Kafka As Deterritorializing Stream Function

Sometimes he accompanied her on her errands in the city, where everything had to be carried out in the utmost hurry. Then she would almost run to the next subway station, Karl with her bag in his hand, the journey went by in a flash, as if the train were being carried away without any resistance, already they were getting off, clattering up the stairs instead of waiting for the elevator that was too slow for them, the large squares from which the streets flowed out in a starburst emerged and brought a tumult of streamed lines of traffic from all sides, but Karl and Therese hurried, tightly together, to the different offices, cleaners, warehouses and stores which weren’t easy to contact by telephone in order to make orders or complaints, generally trivial things.

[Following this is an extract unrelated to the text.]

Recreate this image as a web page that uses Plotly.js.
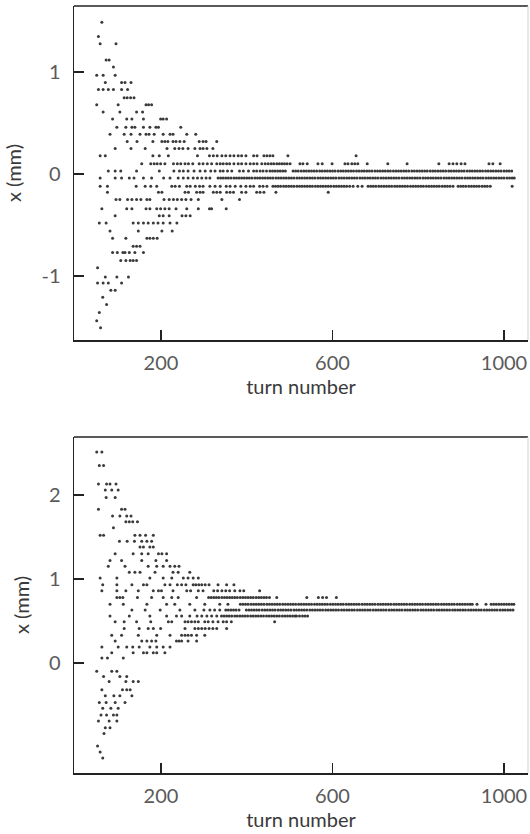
<!DOCTYPE html>
<html>
<head>
<meta charset="utf-8">
<script src="https://cdn.plot.ly/plotly-3.0.1.min.js"></script>
<style>
html,body{margin:0;padding:0;background:#fff;}
#chart{width:530px;height:834px;}
</style>
</head>
<body>
<div id="chart"></div>
<script>
// ---- tick values ----
const xTickVals = [200, 600, 1000];
const topYTickVals = [-1, 0, 1];
const topYTickText = ['-1', '0', '1'];
const botYTickVals = [0, 1, 2];
const botYTickText = ['0', '1', '2'];

// ---- upper panel: quantised x (mm) levels and the turn numbers recorded at each level ----
const topLevels = [1.49, 1.35, 1.28, 1.12, 1.05, 0.97, 0.90, 0.83, 0.75, 0.68, 0.61, 0.54, 0.46, 0.39, 0.32, 0.25, 0.18, 0.10, 0.03,
  -0.04, -0.12, -0.18, -0.25, -0.34, -0.41, -0.48, -0.56, -0.63, -0.71, -0.77, -0.85, -0.92, -1.01, -1.07, -1.14, -1.21, -1.28, -1.36, -1.44, -1.51];
const topTurns = [
  [62],
  [54],
  [58, 95],
  [72, 79],
  [89],
  [50, 65, 93],
  [70, 108, 116, 130],
  [54, 65, 77, 89, 108, 122],
  [114, 121, 129, 137],
  [50, 100, 165, 171, 178],
  [65, 104, 143, 157],
  [87, 120, 132, 159, 199, 205, 213],
  [97, 118, 132, 139, 159, 174, 188, 194, 246],
  [81, 114, 130, 151, 165, 172, 184, 205, 221, 228, 260, 281],
  [121, 144, 181, 202, 209, 216, 228, 235, 244, 254, 289, 298, 305, 330],
  [93, 130, 163, 214, 232, 242, 251, 263, 279, 291, 298, 307, 321],
  [58, 70, 181, 196, 217, 285, 313, 322, 331, 342, 351, 361, 370, 380, 388, 398, 416, 424, 440, 447, 454, 461, 496, 655],
  [155, 176, 184, 191, 199, 209, 229, 238, 246, 256, 264, 274, 289, 298, 308, 318, 330, 338, 345, 353, 360, 370, 380, 388, 398, 408, 416, 424,
   435, 443, 450, 457, 463, 470, 476, 482, 488, 494, 501, 524, 531, 541, 566, 576, 599, 629, 636, 645, 652, 659, 681, 729, 774, 848, 872, 881,
   890, 900, 909, 965, 974, 991],
  [77, 93, 106, 143, 196, 230, 243, 252, 263, 277, 291, 303, 316, 326, 338, 345, 355, 365, 383, 392, 404, 416, 423, 431, 438, 446, 454,
   460, 466, 472, 478, 484, 490, 508, 514, 520, 527, 533, 539, 545, 551, 557, 563, 570, 576, 582, 588, 594, 600, 606, 613, 619, 625, 631,
   637, 643, 649, 656, 662, 668, 674, 680, 686, 692, 699, 705, 711, 717, 723, 729, 735, 742, 748, 754, 760, 766, 772, 778, 785, 791, 797,
   803, 809, 815, 821, 828, 834, 840, 846, 852, 858, 864, 871, 877, 883, 889, 895, 901, 907, 914, 920, 926, 932, 938, 944, 950, 957, 963,
   969, 975, 981, 987, 993, 1000, 1006, 1012, 1018],
  [58, 93, 108, 126, 137, 159, 178, 206, 221, 240, 252, 263, 275, 285, 295, 305, 314, 333, 339, 345, 351, 357, 363, 370, 376, 382, 388,
   394, 400, 406, 412, 419, 425, 431, 437, 443, 449, 455, 461, 468, 474, 480, 486, 492, 498, 504, 510, 517, 523, 529, 535, 541, 547, 553,
   559, 566, 572, 578, 584, 590, 596, 602, 608, 615, 621, 627, 633, 639, 645, 651, 657, 664, 670, 676, 682, 688, 694, 700, 706, 713, 719,
   725, 731, 737, 743, 749, 755, 762, 768, 774, 780, 786, 792, 798, 804, 811, 817, 823, 829, 835, 841, 847, 853, 860, 866, 872, 878, 884,
   890, 896, 902, 909, 915, 921, 927, 933, 939, 945, 951, 958, 964, 970, 976, 982, 988, 994, 1000, 1007, 1013, 1019, 1024],
  [58, 75, 142, 163, 176, 190, 225, 233, 243, 260, 268, 280, 290, 298, 314, 326, 338, 352, 361, 373, 386, 398, 408, 416, 430, 438, 447,
   461, 467, 473, 479, 486, 492, 498, 504, 510, 517, 523, 529, 535, 541, 547, 553, 560, 566, 572, 578, 584, 590, 596, 603, 609, 615, 621,
   627, 633, 640, 648, 659, 669, 683, 689, 695, 701, 708, 714, 720, 726, 732, 738, 745, 751, 757, 763, 769, 775, 782, 788, 794, 800, 806,
   812, 819, 825, 831, 837, 843, 849, 856, 862, 868, 874, 881, 893, 899, 905, 911, 918, 924, 930, 936, 942, 949, 955, 961, 968, 1019],
  [75, 194, 202, 256, 264, 283, 291, 298, 322, 330, 338, 353, 361, 369, 388, 398, 423, 431, 440, 468, 590],
  [95, 104, 122, 132, 143, 153, 167, 174, 207, 219, 229, 238, 248, 258, 270, 287, 342, 383],
  [62, 120, 132, 165, 174, 190, 199, 209, 219, 235, 260, 287, 313, 318, 352],
  [93, 196, 205, 219, 249, 258, 268],
  [56, 72, 135, 147, 159, 170, 182, 193, 205, 221, 237],
  [81, 147, 202, 226],
  [87, 118, 167, 174, 182, 191],
  [135, 143, 151],
  [87, 98, 111, 116, 126, 139, 159],
  [106, 118, 128, 135, 143],
  [52],
  [70, 97, 124],
  [52, 65, 77, 108],
  [83, 93],
  [64],
  [73],
  [56],
  [50],
  [59]
];

// ---- lower panel ----
const botLevels = [2.51, 2.35, 2.13, 2.06, 1.97, 1.83, 1.75, 1.68, 1.61, 1.52, 1.45, 1.38, 1.30, 1.22, 1.15, 1.08, 1.01, 0.93, 0.86, 0.78,
  0.70, 0.63, 0.56, 0.49, 0.41, 0.33, 0.26, 0.19, 0.12, 0.06, -0.10, -0.16, -0.22, -0.32, -0.39, -0.47, -0.54, -0.62, -0.69, -0.77, -0.84,
  -0.99, -1.06, -1.13];
const botTurns = [
  [50, 62],
  [56, 66],
  [54, 73, 81, 95],
  [70, 85, 100],
  [72, 93],
  [54, 108, 116],
  [87, 104, 120, 130],
  [118, 126, 134, 145],
  [89],
  [58, 66, 139, 151, 164, 182],
  [103, 121, 138, 155, 167, 178],
  [151, 159, 174, 182],
  [93, 135, 155, 170, 194, 202, 213],
  [81, 108, 155, 188, 213],
  [77, 116, 170, 190, 205, 221, 232, 242],
  [126, 139, 151, 186, 228, 240, 267],
  [58, 97, 174, 205, 225, 252, 263, 275, 287],
  [64, 97, 132, 159, 167, 209, 221, 238, 248, 258, 275, 281, 288, 295, 303, 312, 333, 353, 370],
  [62, 97, 118, 147, 182, 194, 201, 228, 260, 269, 287, 298, 323, 332, 342, 351, 360, 372, 384, 393, 430],
  [97, 104, 111, 145, 178, 205, 225, 240, 283, 311, 317, 323, 329, 335, 342, 348, 354, 360, 366, 372, 378, 385, 391, 397, 403, 409, 415,
   422, 428, 434, 440, 446, 453, 470, 540, 567, 577, 586, 609],
  [81, 112, 167, 213, 232, 267, 302, 337, 356, 385, 391, 397, 403, 410, 416, 422, 428, 434, 440, 447, 453, 459, 465, 471, 477, 484, 490,
   496, 502, 508, 514, 521, 527, 533, 539, 545, 551, 558, 564, 570, 576, 582, 588, 595, 601, 607, 613, 619, 625, 632, 638, 644, 650, 656,
   662, 669, 675, 681, 687, 693, 699, 706, 712, 718, 724, 730, 736, 743, 749, 755, 761, 767, 773, 780, 786, 792, 798, 804, 810, 817, 823,
   829, 835, 841, 847, 854, 860, 866, 872, 878, 884, 891, 897, 903, 909, 915, 921, 926, 937, 958, 970, 976, 982, 988, 994, 1000, 1006,
   1012, 1018, 1023],
  [132, 163, 198, 244, 279, 300, 314, 325, 337, 351, 357, 363, 369, 375, 382, 399, 405, 411, 417, 423, 429, 436, 442, 448, 454, 460, 466,
   473, 479, 485, 491, 497, 503, 510, 516, 522, 528, 534, 540, 547, 553, 559, 565, 571, 577, 584, 590, 596, 602, 608, 614, 621, 627, 633,
   639, 645, 651, 658, 664, 670, 676, 682, 688, 695, 701, 707, 713, 719, 725, 732, 738, 744, 750, 756, 762, 769, 775, 781, 787, 793, 799,
   806, 812, 818, 824, 830, 836, 843, 849, 855, 861, 867, 873, 880, 886, 892, 898, 904, 910, 917, 923, 929, 935, 941, 947, 954, 960, 966,
   972, 978, 984, 991, 997, 1003, 1009, 1015, 1021],
  [81, 126, 174, 213, 236, 248, 267, 284, 295, 307, 318, 330, 341, 347, 353, 359, 365, 372, 378, 384, 390, 396, 402, 409, 415, 421, 427,
   433, 439, 446, 452, 458, 464, 470, 476, 483, 489, 495, 501, 507, 513, 516, 523, 530, 536, 542],
  [93, 114, 143, 176, 217, 225, 256, 263, 271, 279, 287, 302, 310, 321, 333, 345, 353, 364, 465],
  [114, 149, 170, 182, 199, 256, 279, 287, 295, 303, 312, 321, 330, 353],
  [85, 108, 147, 190, 221, 248, 256, 263, 271, 283, 302],
  [93, 155, 167, 178, 188, 236, 242, 248, 263, 283],
  [62, 100, 120, 134, 149, 174, 190, 205, 221],
  [85, 135, 159, 167, 182, 190, 209],
  [62, 75, 112],
  [50, 85, 97],
  [66, 104, 120],
  [79, 118, 135, 147],
  [62, 110, 120, 128],
  [70, 90, 104, 132],
  [56, 72, 93, 116],
  [64, 83, 100],
  [60, 73, 89, 97],
  [54, 79, 97],
  [70, 81],
  [67],
  [52],
  [58],
  [64]
];

function flatten(levels, turns) {
  const xs = [], ys = [];
  levels.forEach((v, i) => turns[i].forEach(t => { xs.push(t); ys.push(v); }));
  return { xs, ys };
}
const topPts = flatten(topLevels, topTurns);
const botPts = flatten(botLevels, botTurns);

const markerStyle = { size: 3, color: '#3a3a3a', line: { width: 0 } };
const traces = [
  { type: 'scatter', mode: 'markers', x: topPts.xs, y: topPts.ys, xaxis: 'x', yaxis: 'y', marker: markerStyle, hoverinfo: 'x+y' },
  { type: 'scatter', mode: 'markers', x: botPts.xs, y: botPts.ys, xaxis: 'x2', yaxis: 'y2', marker: markerStyle, hoverinfo: 'x+y' }
];

const FONT = 'Lato, "Liberation Sans", sans-serif';
const tickFont = { family: FONT, size: 20, color: '#5a5a5a' };
const titleFont = { family: FONT, size: 20, color: '#3a3a3a' };

function xAxis(anchor) {
  return {
    domain: [0, 1], anchor: anchor, range: [-3, 1056],
    tickmode: 'array', tickvals: xTickVals, ticktext: xTickVals.map(String),
    ticks: 'inside', ticklen: 10, tickwidth: 1.5, tickcolor: '#222',
    showline: true, linecolor: '#222', linewidth: 1.5,
    showgrid: false, zeroline: false, tickfont: tickFont, ticklabelstandoff: 4,
    title: { text: 'turn number', font: titleFont, standoff: 6 }
  };
}
function yAxis(anchor, domain, range, vals, text) {
  return {
    domain: domain, anchor: anchor, range: range,
    tickmode: 'array', tickvals: vals, ticktext: text,
    ticks: 'inside', ticklen: 10, tickwidth: 1.5, tickcolor: '#222',
    showline: true, linecolor: '#222', linewidth: 1.5,
    showgrid: false, zeroline: false, tickfont: tickFont, ticklabelstandoff: 8,
    title: { text: 'x (mm)', font: titleFont, standoff: 14 }
  };
}

const layout = {
  width: 530, height: 834,
  margin: { l: 74, r: 2, t: 6, b: 61 },
  paper_bgcolor: '#fff', plot_bgcolor: '#fff',
  showlegend: false,
  font: { family: FONT, color: '#333' },
  xaxis: xAxis('y'),
  yaxis: yAxis('x', [0.5645, 1], [-1.63, 1.65], topYTickVals, topYTickText),
  xaxis2: xAxis('y2'),
  yaxis2: yAxis('x2', [0, 0.4381], [-1.31, 2.69], botYTickVals, botYTickText),
  shapes: [
    { type: 'line', xref: 'x domain', yref: 'y domain', x0: 0, x1: 1, y0: 1, y1: 1, line: { color: '#222', width: 1.5 } },
    { type: 'line', xref: 'x domain', yref: 'y domain', x0: 1, x1: 1, y0: 0, y1: 1, line: { color: '#d0d0d0', width: 1 } },
    { type: 'line', xref: 'x2 domain', yref: 'y2 domain', x0: 0, x1: 1, y0: 1, y1: 1, line: { color: '#222', width: 1.5 } },
    { type: 'line', xref: 'x2 domain', yref: 'y2 domain', x0: 1, x1: 1, y0: 0, y1: 1, line: { color: '#d0d0d0', width: 1 } }
  ]
};

Plotly.newPlot('chart', traces, layout, { displayModeBar: false, staticPlot: true });
</script>
</body>
</html>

– Kafka, Amerika, Hofman trans.

“No one is better than Kafka at differentiating the two axes of the assemblage and making them function together,” say Deleuze and Guattari, and though they are referring to the Czech writer, it applies quite well to the open source distributed message queue too, even though the quote was written thirty years before its invention. Kafka in either form effects both decoupling of components and a disintegration of content. Models, formats and codes are first broken down, then made available to be reassembled in other ways.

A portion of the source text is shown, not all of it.